Bevor Anbieter ein Hochrisiko-KI-System in der EU in Verkehr bringen oder anderweitig in Betrieb nehmen, müssen sie es einer Konformitätsbewertung unterziehen. Dadurch können sie nachweisen, dass ihr System die verbindlichen Anforderungen an vertrauenswürdige KI erfüllt (z. B. Datenqualität, Dokumentation und Rückverfolgbarkeit, Transparenz, menschliche Aufsicht, Genauigkeit, Cybersicherheit und Robustheit). Diese Bewertung muss wiederholt werden, wenn das System oder sein Zweck wesentlich geändert wird.
36 Monate nach Inkrafttreten: Hochrisiko-KI-Systeme gemäß Anhang I
Ab dem 2. August 2027 gelten Artikel 6 Absatz 1 und die entsprechenden Pflichten. Das betrifft Hochrisiko-KI-System nach Anhang I.
KI-Systeme können danach auch als hochriskant eingestuft werden, wenn das KI-System als Sicherheitskomponente in Produkte eingebettet ist, die unter die bestehenden Produktvorschriften (Anhang I) fallen, oder solche Produkte selbst bilden.

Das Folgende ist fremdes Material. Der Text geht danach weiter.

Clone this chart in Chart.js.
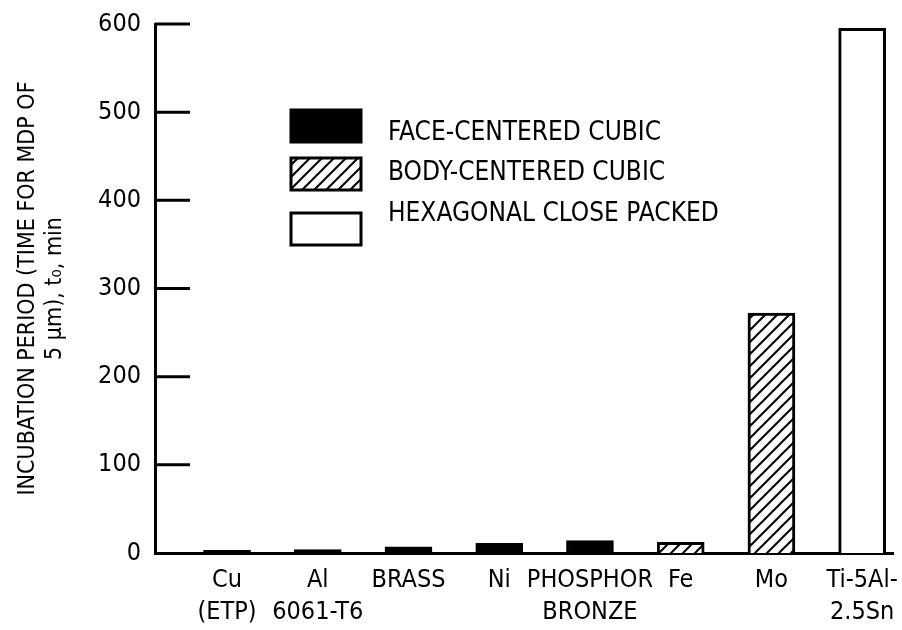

Dies könnte beispielsweise KI-basierte medizinische Software sein.
Fazit: Unternehmen und andere betroffene Akteure sollten sich frühzeitig mit den Anforderungen des AI Acts vertraut machen und notwendige Anpassungen vornehmen, um rechtzeitig “compliant” zu sein. Die gestaffelte Einführung gibt etwas Zeit zur Vorbereitung, insbesondere für komplexere Hochrisiko-KI-Systeme. Unternehmen sollten einen genauen Überblick darüber haben, welche Daten sie in ihren KI-Systemen nutzen. Wichtig wird das vor allem, um die Rechenschafts- und Dokumentationspflichten des AI Act erfüllen zu können. Versäumnisse könnten empfindliche Strafen nach sich ziehen.